━━━━━ Recorded information

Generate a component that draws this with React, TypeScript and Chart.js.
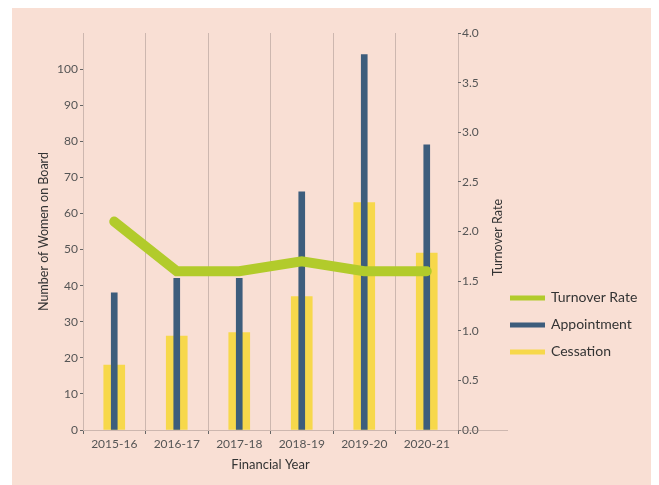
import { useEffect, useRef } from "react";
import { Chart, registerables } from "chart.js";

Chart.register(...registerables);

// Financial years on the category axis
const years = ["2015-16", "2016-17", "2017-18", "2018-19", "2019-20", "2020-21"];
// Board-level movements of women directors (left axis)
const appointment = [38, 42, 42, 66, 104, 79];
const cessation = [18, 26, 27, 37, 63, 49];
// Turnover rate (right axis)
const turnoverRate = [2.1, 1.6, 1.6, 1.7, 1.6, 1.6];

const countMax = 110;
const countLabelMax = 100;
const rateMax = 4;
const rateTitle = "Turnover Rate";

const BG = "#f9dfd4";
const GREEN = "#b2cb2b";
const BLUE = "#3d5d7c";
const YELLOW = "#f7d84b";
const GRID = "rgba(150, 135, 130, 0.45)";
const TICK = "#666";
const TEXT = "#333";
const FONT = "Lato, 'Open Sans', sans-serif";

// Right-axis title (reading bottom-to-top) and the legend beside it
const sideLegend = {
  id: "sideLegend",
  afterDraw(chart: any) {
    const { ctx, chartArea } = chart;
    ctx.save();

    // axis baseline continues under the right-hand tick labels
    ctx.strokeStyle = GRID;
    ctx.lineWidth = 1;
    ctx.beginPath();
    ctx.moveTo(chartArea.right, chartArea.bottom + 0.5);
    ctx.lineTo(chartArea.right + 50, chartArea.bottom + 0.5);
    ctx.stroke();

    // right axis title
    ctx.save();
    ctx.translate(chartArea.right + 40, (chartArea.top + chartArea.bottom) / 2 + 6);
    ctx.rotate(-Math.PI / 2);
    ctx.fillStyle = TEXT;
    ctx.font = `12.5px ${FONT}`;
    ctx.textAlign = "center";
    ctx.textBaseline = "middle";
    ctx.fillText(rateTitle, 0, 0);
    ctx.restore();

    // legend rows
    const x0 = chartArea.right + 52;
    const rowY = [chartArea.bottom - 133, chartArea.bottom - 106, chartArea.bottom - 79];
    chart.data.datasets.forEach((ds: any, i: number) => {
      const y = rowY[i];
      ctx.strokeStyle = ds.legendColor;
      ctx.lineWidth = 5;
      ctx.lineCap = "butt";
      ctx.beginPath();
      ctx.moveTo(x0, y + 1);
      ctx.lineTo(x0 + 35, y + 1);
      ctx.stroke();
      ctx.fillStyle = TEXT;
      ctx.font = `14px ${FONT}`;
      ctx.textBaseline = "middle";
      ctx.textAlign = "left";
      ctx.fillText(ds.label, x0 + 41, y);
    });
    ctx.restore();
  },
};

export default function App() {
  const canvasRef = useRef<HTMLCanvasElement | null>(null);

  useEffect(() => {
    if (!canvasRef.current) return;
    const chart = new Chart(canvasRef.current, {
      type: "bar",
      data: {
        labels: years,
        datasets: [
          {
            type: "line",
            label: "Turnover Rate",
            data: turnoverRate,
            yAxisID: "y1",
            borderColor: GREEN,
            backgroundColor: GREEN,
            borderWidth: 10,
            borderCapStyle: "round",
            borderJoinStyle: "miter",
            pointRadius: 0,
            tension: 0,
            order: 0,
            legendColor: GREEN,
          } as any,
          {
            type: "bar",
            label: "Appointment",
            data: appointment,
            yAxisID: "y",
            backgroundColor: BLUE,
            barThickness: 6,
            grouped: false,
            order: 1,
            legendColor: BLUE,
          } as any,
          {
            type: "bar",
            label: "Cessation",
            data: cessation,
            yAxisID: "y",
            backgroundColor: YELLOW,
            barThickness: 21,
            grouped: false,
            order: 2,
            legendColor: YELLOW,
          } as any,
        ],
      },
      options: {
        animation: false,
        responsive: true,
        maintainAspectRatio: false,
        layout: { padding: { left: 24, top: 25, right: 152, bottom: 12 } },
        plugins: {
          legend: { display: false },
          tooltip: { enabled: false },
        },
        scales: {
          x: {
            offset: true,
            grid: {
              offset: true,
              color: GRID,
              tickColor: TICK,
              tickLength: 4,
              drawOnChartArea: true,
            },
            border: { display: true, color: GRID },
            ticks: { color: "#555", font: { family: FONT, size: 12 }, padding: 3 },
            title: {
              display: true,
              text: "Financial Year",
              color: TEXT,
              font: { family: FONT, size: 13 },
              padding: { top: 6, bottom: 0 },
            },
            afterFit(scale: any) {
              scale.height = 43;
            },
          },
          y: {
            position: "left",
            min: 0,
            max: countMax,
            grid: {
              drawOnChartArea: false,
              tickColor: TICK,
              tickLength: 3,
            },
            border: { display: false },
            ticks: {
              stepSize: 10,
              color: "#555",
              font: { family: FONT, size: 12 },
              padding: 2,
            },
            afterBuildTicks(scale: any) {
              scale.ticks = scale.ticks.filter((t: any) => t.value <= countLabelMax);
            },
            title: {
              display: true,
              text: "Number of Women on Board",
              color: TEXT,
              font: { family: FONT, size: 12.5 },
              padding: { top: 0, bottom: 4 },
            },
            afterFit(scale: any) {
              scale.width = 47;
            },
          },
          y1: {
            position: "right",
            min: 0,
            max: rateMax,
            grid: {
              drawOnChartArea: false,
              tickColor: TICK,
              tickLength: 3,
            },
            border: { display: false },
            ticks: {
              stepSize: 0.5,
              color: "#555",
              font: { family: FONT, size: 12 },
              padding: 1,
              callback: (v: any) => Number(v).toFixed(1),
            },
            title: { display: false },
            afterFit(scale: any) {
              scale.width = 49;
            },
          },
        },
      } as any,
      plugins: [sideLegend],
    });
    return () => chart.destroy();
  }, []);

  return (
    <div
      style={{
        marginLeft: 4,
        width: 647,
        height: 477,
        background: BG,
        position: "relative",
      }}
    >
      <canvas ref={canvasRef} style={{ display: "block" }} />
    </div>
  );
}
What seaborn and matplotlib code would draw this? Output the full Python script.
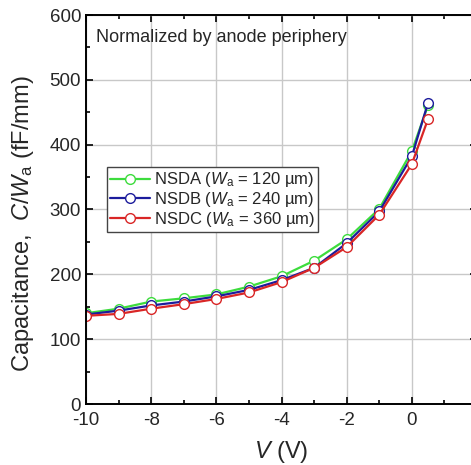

━━━━━━━━━━
━━━━━ Recorded information

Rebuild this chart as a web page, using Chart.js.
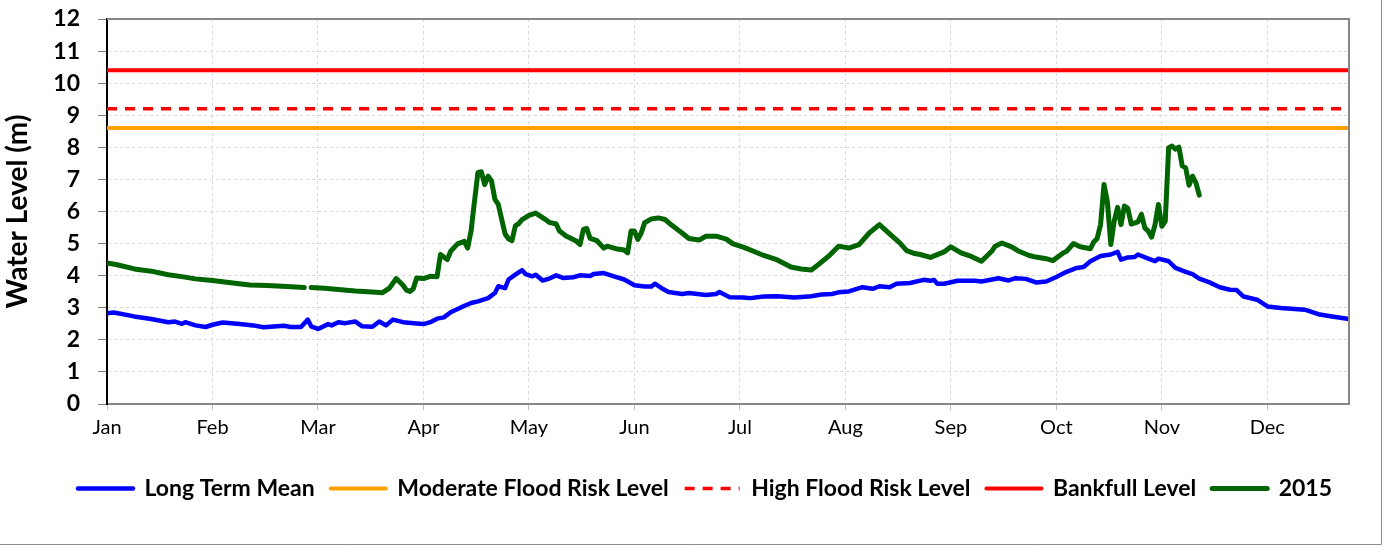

━━━━━━━━━━

## Problem description
Write out the lines from the one containing "Generate a component" down to the one containing "const turnoverRate = [2.1, 1.6, 1.6, 1.7, 1.6, 1.6];", both included, exactly as they appear. Leave out any pictures.

## Result of this exercise
Generate a component that draws this with React, TypeScript and Chart.js.
import { useEffect, useRef } from "react";
import { Chart, registerables } from "chart.js";

Chart.register(...registerables);

// Financial years on the category axis
const years = ["2015-16", "2016-17", "2017-18", "2018-19", "2019-20", "2020-21"];
// Board-level movements of women directors (left axis)
const appointment = [38, 42, 42, 66, 104, 79];
const cessation = [18, 26, 27, 37, 63, 49];
// Turnover rate (right axis)
const turnoverRate = [2.1, 1.6, 1.6, 1.7, 1.6, 1.6];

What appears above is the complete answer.